In all the years I have been a Pastor in the Lutheran Church-Missouri Synod, there have been those who saw this as the mission approach that would save our slowly declining confessional Lutheran church body. In other words, for more than 30 years there have been voices suggesting that instead of bringing people into the Kingdom, we need to bring the Kingdom to the people. It may sound like semantics but it is not. This approach has transformed a significant segment of many denominations -- not in the least my own. But I have struggled to identity clearly and simply the different parameters of these different mission approaches.
Pastor Bill Woolsey has done me the service of making the divergent paths very simple and very clear: According to Woolsey, “My desire in starting CrossPoint [the LCMS congregation in Texas where he is Pastor] was to create a congregation that
not only spoke the language of the local lost person but also loved that
person so much we could not help but speak their language and love
their music and adopt as many of their values as possible.” [Emphasis added]
Far from seeing the church as an agent of transformation, this idea sees the church as incorporating much of the language, culture, style, and identity of lost people. Now, to be sure, Woolsey would insist that transformation would take place but it is a process and it begins with the church mirroring the values, culture, language, music, and style of the lost people (as much as is possible). This perspective believes that nearly everything is negotiable and able to be compromised for the sake of reaching those lost (except for the barest core beliefs of Christianity). Your confessional identity, your liturgical heritage, your musical legacy, etc... are all candidates for revision or replacement if they get in the way of your reaching the lost. We have heard this all before by those who define style and substance as not only distinct but different and, essentially, not necessarily related.
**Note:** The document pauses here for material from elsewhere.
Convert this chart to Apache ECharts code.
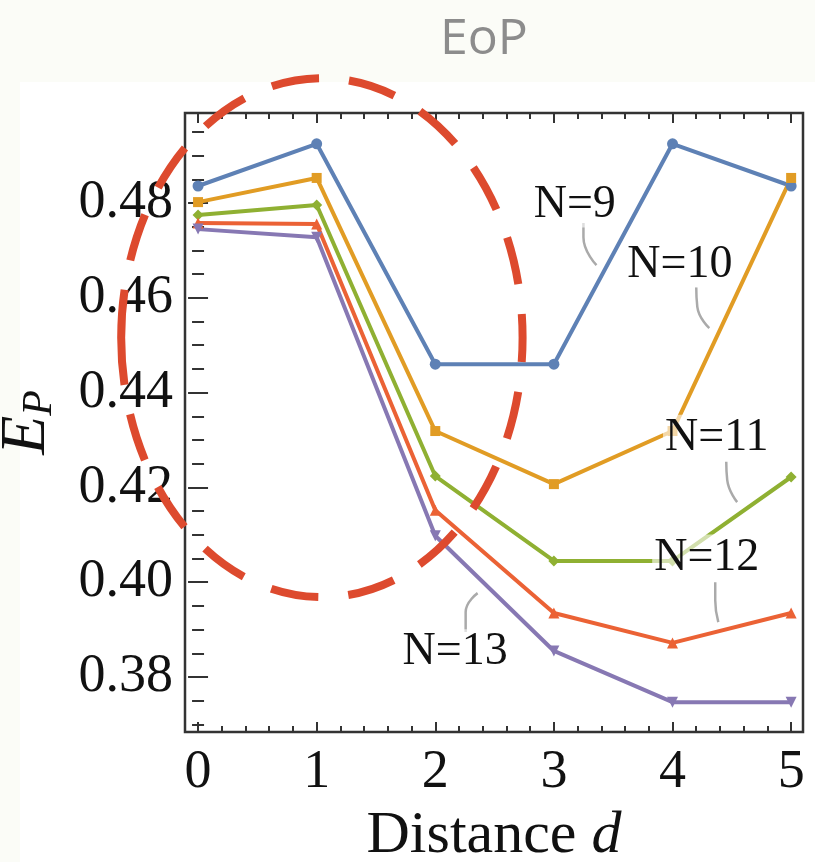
<!DOCTYPE html>
<html>
<head>
<meta charset="utf-8">
<script src="https://cdn.jsdelivr.net/npm/echarts@6/dist/echarts.min.js"></script>
<style>
html,body{margin:0;padding:0;background:#fbfcf7;}
#main{width:815px;height:862px;}
</style>
</head>
<body>
<div id="main"></div>
<script>
// ---- data ----
const distances = [0, 1, 2, 3, 4, 5];
const seriesNames = ['N=9', 'N=10', 'N=11', 'N=12', 'N=13'];
const valuesN9  = [0.4836, 0.4925, 0.4460, 0.4460, 0.4925, 0.4836];
const valuesN10 = [0.4802, 0.4853, 0.4319, 0.4207, 0.4319, 0.4853];
const valuesN11 = [0.4775, 0.4796, 0.4224, 0.4045, 0.4045, 0.4222];
const valuesN12 = [0.4758, 0.4756, 0.4152, 0.3935, 0.3872, 0.3935];
const valuesN13 = [0.4745, 0.4728, 0.4098, 0.3855, 0.3747, 0.3747];

const xMajorTicks = [0, 1, 2, 3, 4, 5];
const xMinorTicks = [0.2, 0.4, 0.6, 0.8, 1.2, 1.4, 1.6, 1.8, 2.2, 2.4, 2.6, 2.8, 3.2, 3.4, 3.6, 3.8, 4.2, 4.4, 4.6, 4.8];
const yMajorTicks = [0.38, 0.40, 0.42, 0.44, 0.46, 0.48];
const yMinorTicks = [0.37, 0.375, 0.385, 0.39, 0.395, 0.405, 0.41, 0.415, 0.425, 0.43, 0.435, 0.445, 0.45, 0.455, 0.465, 0.47, 0.475, 0.485, 0.49, 0.495];

// annotation text positions (data coords) and leader curves
const labelTexts = ['N=9', 'N=10', 'N=11', 'N=12', 'N=13'];
const labelX = [3.18, 4.066, 4.377, 4.293, 2.172];
const labelY = [0.4796, 0.4669, 0.4304, 0.4051, 0.3851];
const leaderN9  = [[3.249, 0.4758], [3.249, 0.4728], [3.359, 0.4669]];
const leaderN10 = [[4.200, 0.4623], [4.209, 0.4581], [4.310, 0.4536]];
const leaderN11 = [[4.453, 0.4254], [4.461, 0.4216], [4.545, 0.4169]];
const leaderN12 = [[4.360, 0.4000], [4.360, 0.3962], [4.386, 0.3916]];
const leaderN13 = [[2.256, 0.3895], [2.256, 0.3937], [2.357, 0.3977]];

// highlight ellipse in data coords: center, radii
const ellipseCenter = [1.044, 0.4516];
const ellipseRadius = [1.692, 0.05475];

// ---- styling ----
const colors = ['#5E81B5', '#E19C24', '#8FB032', '#EB6235', '#8778B3'];
const symbols = ['circle', 'rect', 'diamond', 'triangle', 'triangle'];
const symbolRot = [0, 0, 0, 0, 180];
const symbolSizes = [11, 10, 11, 11, 11];
const allValues = [valuesN9, valuesN10, valuesN11, valuesN12, valuesN13];
const leaders = [leaderN9, leaderN10, leaderN11, leaderN12, leaderN13];

const serif = '"Liberation Serif", "DejaVu Serif", serif';
const X_MIN = -0.11, X_MAX = 5.1, Y_MIN = 0.3684, Y_MAX = 0.499;

function xAx(pos, ticks, len, labels) {
  return {
    type: 'value', position: pos, min: X_MIN, max: X_MAX,
    axisLine: {show: false}, splitLine: {show: false},
    axisTick: {show: true, inside: true, length: len, customValues: ticks, lineStyle: {color: '#333', width: 2}},
    axisLabel: labels ? {show: true, customValues: ticks, fontFamily: serif, fontSize: 54, color: '#111', margin: 14} : {show: false}
  };
}
function yAx(pos, ticks, len, labels) {
  return {
    type: 'value', position: pos, min: Y_MIN, max: Y_MAX,
    axisLine: {show: false}, splitLine: {show: false},
    axisTick: {show: true, inside: true, length: len, customValues: ticks, lineStyle: {color: '#333', width: 2}},
    axisLabel: labels ? {show: true, customValues: ticks, fontFamily: serif, fontSize: 54, color: '#111', margin: 12,
      formatter: v => v.toFixed(2)} : {show: false}
  };
}

const xAxes = [xAx('bottom', xMajorTicks, 10, true), xAx('bottom', xMinorTicks, 6, false),
               xAx('top', xMajorTicks, 10, false), xAx('top', xMinorTicks, 6, false)];
xAxes[0].name = 'Distance {i|d}';
xAxes[0].nameLocation = 'middle';
xAxes[0].nameGap = 74;
xAxes[0].nameTextStyle = {fontFamily: serif, fontSize: 60, color: '#111',
  rich: {i: {fontFamily: serif, fontSize: 60, fontStyle: 'italic', color: '#111'}}};

const yAxes = [yAx('left', yMajorTicks, 10, true), yAx('left', yMinorTicks, 6, false),
               yAx('right', yMajorTicks, 10, false), yAx('right', yMinorTicks, 6, false)];
yAxes[0].name = '{e|E}{p|P}';
yAxes[0].nameLocation = 'middle';
yAxes[0].nameRotate = 90;
yAxes[0].nameGap = 124;
yAxes[0].nameTextStyle = {
  rich: {
    e: {fontFamily: serif, fontSize: 64, fontStyle: 'italic', color: '#111'},
    p: {fontFamily: serif, fontSize: 42, fontStyle: 'italic', color: '#111', padding: [26, 0, 0, 0]}
  }
};

const series = [];
allValues.forEach((vals, i) => {
  series.push({
    name: seriesNames[i], type: 'line', xAxisIndex: 0, yAxisIndex: 0,
    data: distances.map((d, k) => [d, vals[k]]),
    symbol: symbols[i], symbolRotate: symbolRot[i], symbolSize: symbolSizes[i], showSymbol: true,
    itemStyle: {color: colors[i]}, lineStyle: {color: colors[i], width: 4},
    z: 3, animation: false
  });
});
leaders.forEach((pts) => {
  series.push({
    type: 'line', xAxisIndex: 0, yAxisIndex: 0, data: pts, smooth: 0.5, symbol: 'none',
    lineStyle: {color: '#aaaaaa', width: 2.5}, z: 4, animation: false, silent: true
  });
});
series.push({
  type: 'scatter', xAxisIndex: 0, yAxisIndex: 0, symbolSize: 1,
  itemStyle: {color: '#ffffff', opacity: 0},
  data: labelTexts.map((t, i) => ({name: t, value: [labelX[i], labelY[i]]})),
  label: {show: true, position: [0, 0], align: 'center', verticalAlign: 'middle', formatter: p => p.name,
    fontFamily: serif, fontSize: 46, color: '#111', opacity: 1, textBorderWidth: 0,
    backgroundColor: 'rgba(255,255,255,0.6)', padding: [0, 2]},
  z: 5, animation: false, silent: true
});

const chart = echarts.init(document.getElementById('main'), null, {renderer: 'canvas'});
chart.setOption({
  backgroundColor: '#fbfcf7',
  animation: false,
  title: {text: 'EoP', left: 435, top: 10,
    textStyle: {fontFamily: '"Open Sans", "Noto Sans", sans-serif', fontSize: 50, fontWeight: 'normal', color: '#8c8c8c'}},
  grid: {left: 185, right: 12, top: 113, bottom: 130, show: true, borderColor: '#333', borderWidth: 2.5,
    backgroundColor: 'transparent', containLabel: false, outerBoundsMode: 'none'},
  xAxis: xAxes,
  yAxis: yAxes,
  series: series,
  graphic: [{type: 'rect', left: 20, top: 82, z: -100, shape: {width: 795, height: 780}, style: {fill: '#ffffff'}}]
});

const c = chart.convertToPixel({xAxisIndex: 0, yAxisIndex: 0}, ellipseCenter);
const e = chart.convertToPixel({xAxisIndex: 0, yAxisIndex: 0}, [ellipseCenter[0] + ellipseRadius[0], ellipseCenter[1] + ellipseRadius[1]]);
chart.setOption({
  graphic: [
    {type: 'rect', left: 20, top: 82, z: -100, shape: {width: 795, height: 780}, style: {fill: '#ffffff'}},
    {type: 'ellipse', z: 100, shape: {cx: c[0], cy: c[1], rx: e[0] - c[0], ry: c[1] - e[1]},
     style: {fill: 'none', stroke: '#dd4a2e', lineWidth: 8, lineDash: [48, 30]}}
  ]
}, {replaceMerge: ['graphic']});
</script>
</body>
</html>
To get back to the beginning, the sales idea for such a perspective is that you get to keep your life, keep your values, keep your preferences, keep your music, keep who you are but ADD to it Jesus Christ. This was the whole basis for the seeker service movement (think Willow Creek) in which the idea was that if you pack them in by adopting a message and a medium from their own culture and experience, eventually they will learn and grow and be integrated into the "deeper" aspects of the faith. This was admittedly not what happened. People were content to have their values, desires, language, and music mirrored back to them but they did not adopt the transformation values of God's Kingdom and dig deep into the church's life. They remained on the edges.
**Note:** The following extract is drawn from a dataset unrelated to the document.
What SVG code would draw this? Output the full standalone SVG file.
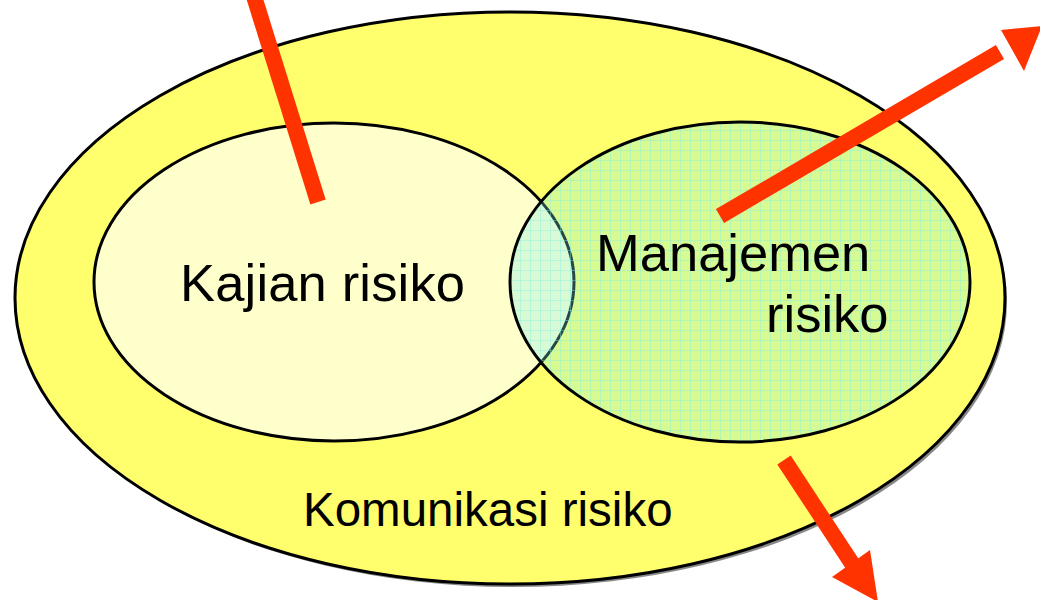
<svg xmlns="http://www.w3.org/2000/svg" width="1040" height="600" viewBox="0 0 1040 600">
<style>
.lbl{font-family:"Liberation Sans",Arial,sans-serif;fill:#000}
.edge{stroke:#000;stroke-width:3}
.arr{fill:#ff3300}
</style>
<defs>
<pattern id="grid" width="10" height="10" patternUnits="userSpaceOnUse">
<rect width="10" height="10" fill="#80f0e8" fill-opacity="0.3"/>
<path d="M0 0.5H10M0.5 0V10" stroke="#80f0e0" stroke-opacity="0.4" stroke-width="1" fill="none"/>
</pattern>
</defs>
<rect width="1040" height="600" fill="#fff"/>
<g id="komunikasi">
<ellipse cx="513" cy="302" rx="494" ry="285" fill="#888"/>
<ellipse cx="510" cy="298" rx="495" ry="286" fill="#ffff6e" class="edge"/>
<text class="lbl" x="303" y="526" font-size="47.5">Komunikasi risiko</text>
</g>
<g id="kajian">
<ellipse cx="334" cy="282" rx="240" ry="159" fill="#ffffcc" class="edge"/>
<text class="lbl" x="180" y="301" font-size="52.5" textLength="285">Kajian risiko</text>
</g>
<g id="manajemen">
<ellipse cx="740" cy="282" rx="230" ry="160" fill="url(#grid)" class="edge"/>
<text class="lbl" x="596" y="271" font-size="52.5">Manajemen</text>
<text class="lbl" x="766" y="332" font-size="52.5">risiko</text>
</g>
<g id="connectors">
<line x1="252" y1="-10" x2="318" y2="202" stroke="#ff3300" stroke-width="16"/>
<line x1="720" y1="216" x2="1000" y2="52" stroke="#ff3300" stroke-width="16"/>
<polygon class="arr" points="1001,30 1042,26 1024,71"/>
<line x1="784" y1="460" x2="855" y2="568" stroke="#ff3300" stroke-width="16"/>
<polygon class="arr" points="832,577 870,550 878,602"/>
</g>
</svg>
No one disputes that by adopting the language, music, and culture of the world you can fill the pews. The real question is what you are building. Some, even from within the movement, have begun to wonder if they are actually building the church and making disciples out of those who have surrendered little of their lives to be changed but who may be willing to add a little Jesus to their mix. Clearly one of the most difficult things to do if you adopt this mission perspective is how to bring these lost into the Kingdom and reflect instead the values of Christ, the language of Scripture and creed and confession, the continuity with the liturgical and hymn legacy of those who went before, and be able to pass on a distinct identity of the faith to those who follow them. An orphan church made up of people who have little in common with those who went before finds it difficult to sustain their existence for more than the generation of the founder (without a radical change in direction).
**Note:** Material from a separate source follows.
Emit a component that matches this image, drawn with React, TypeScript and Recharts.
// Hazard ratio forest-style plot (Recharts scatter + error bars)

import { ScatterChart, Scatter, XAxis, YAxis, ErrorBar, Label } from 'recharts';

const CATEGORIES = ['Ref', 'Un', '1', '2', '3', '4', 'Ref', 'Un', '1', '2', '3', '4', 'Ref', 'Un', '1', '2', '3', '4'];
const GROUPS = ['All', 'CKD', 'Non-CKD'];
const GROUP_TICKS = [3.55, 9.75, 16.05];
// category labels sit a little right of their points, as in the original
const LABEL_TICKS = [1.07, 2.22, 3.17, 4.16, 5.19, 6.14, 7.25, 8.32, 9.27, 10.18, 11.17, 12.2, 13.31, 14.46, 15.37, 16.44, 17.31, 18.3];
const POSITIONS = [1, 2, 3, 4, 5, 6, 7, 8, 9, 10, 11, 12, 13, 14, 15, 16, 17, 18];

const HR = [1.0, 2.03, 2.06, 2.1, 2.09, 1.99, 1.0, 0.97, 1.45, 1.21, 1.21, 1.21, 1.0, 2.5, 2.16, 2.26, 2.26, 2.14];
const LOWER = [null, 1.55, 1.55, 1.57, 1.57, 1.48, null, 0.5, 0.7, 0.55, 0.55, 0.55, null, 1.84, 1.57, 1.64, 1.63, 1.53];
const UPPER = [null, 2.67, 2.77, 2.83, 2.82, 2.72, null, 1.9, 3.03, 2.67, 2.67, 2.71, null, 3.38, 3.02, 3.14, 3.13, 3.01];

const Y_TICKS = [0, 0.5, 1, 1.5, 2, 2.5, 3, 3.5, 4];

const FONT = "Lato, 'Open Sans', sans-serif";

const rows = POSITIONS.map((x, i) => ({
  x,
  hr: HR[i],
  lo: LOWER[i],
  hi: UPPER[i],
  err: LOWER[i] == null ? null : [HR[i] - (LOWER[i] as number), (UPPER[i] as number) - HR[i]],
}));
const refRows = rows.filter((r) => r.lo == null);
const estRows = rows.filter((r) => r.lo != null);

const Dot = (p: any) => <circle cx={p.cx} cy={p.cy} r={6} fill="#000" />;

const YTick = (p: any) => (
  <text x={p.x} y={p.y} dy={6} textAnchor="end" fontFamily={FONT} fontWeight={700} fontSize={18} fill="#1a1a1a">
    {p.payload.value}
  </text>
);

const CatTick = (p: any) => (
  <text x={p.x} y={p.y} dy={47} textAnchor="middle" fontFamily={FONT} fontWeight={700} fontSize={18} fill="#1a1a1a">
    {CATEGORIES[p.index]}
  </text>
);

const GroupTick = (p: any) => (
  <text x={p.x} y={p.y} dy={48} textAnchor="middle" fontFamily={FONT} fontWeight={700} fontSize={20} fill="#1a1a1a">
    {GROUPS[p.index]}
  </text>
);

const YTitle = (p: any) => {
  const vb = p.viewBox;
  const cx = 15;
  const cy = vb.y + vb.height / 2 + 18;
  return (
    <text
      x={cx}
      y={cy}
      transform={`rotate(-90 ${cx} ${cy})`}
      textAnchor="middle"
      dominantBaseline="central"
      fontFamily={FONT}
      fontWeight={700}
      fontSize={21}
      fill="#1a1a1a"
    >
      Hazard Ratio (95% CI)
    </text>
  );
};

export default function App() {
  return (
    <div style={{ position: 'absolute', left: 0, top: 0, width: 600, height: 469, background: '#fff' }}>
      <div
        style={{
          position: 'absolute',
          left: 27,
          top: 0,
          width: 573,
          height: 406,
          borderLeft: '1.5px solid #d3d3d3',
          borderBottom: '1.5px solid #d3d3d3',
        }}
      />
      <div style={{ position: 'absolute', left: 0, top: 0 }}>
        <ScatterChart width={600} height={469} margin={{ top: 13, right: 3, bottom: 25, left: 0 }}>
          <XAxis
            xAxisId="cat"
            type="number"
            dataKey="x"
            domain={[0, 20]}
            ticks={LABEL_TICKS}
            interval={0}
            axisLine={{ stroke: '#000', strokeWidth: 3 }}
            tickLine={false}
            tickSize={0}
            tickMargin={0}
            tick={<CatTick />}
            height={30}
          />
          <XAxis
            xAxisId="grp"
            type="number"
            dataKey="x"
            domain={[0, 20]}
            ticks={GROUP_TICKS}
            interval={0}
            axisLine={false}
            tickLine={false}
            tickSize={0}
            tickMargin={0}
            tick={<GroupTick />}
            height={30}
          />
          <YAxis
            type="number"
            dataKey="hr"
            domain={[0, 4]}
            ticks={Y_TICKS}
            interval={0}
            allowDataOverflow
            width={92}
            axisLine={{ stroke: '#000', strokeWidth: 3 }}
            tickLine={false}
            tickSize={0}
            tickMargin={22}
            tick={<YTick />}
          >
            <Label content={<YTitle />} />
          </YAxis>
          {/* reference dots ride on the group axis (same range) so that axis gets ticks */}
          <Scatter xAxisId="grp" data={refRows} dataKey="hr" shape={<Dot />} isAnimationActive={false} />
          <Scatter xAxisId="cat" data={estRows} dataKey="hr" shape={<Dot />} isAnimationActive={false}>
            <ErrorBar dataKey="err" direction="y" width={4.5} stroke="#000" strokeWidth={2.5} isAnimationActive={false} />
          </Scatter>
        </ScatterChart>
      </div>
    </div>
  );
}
Woolsey says, “most of the mainline churches in my denomination spoke a language long gone.” What Woolsey forgets is that although there may have been the appearance of congruity between culture and the Church in ages past, the language of the Kingdom, the values of the Kingdom, the liturgy of the Kingdom, the music of the Kingdom, and the piety of the Kingdom have always been at odds with the culture of the lost. The Church grew not by adopting the shape of things and the preferences of those around them but by boldly preaching and through this planting the radical nature of the Kingdom of God.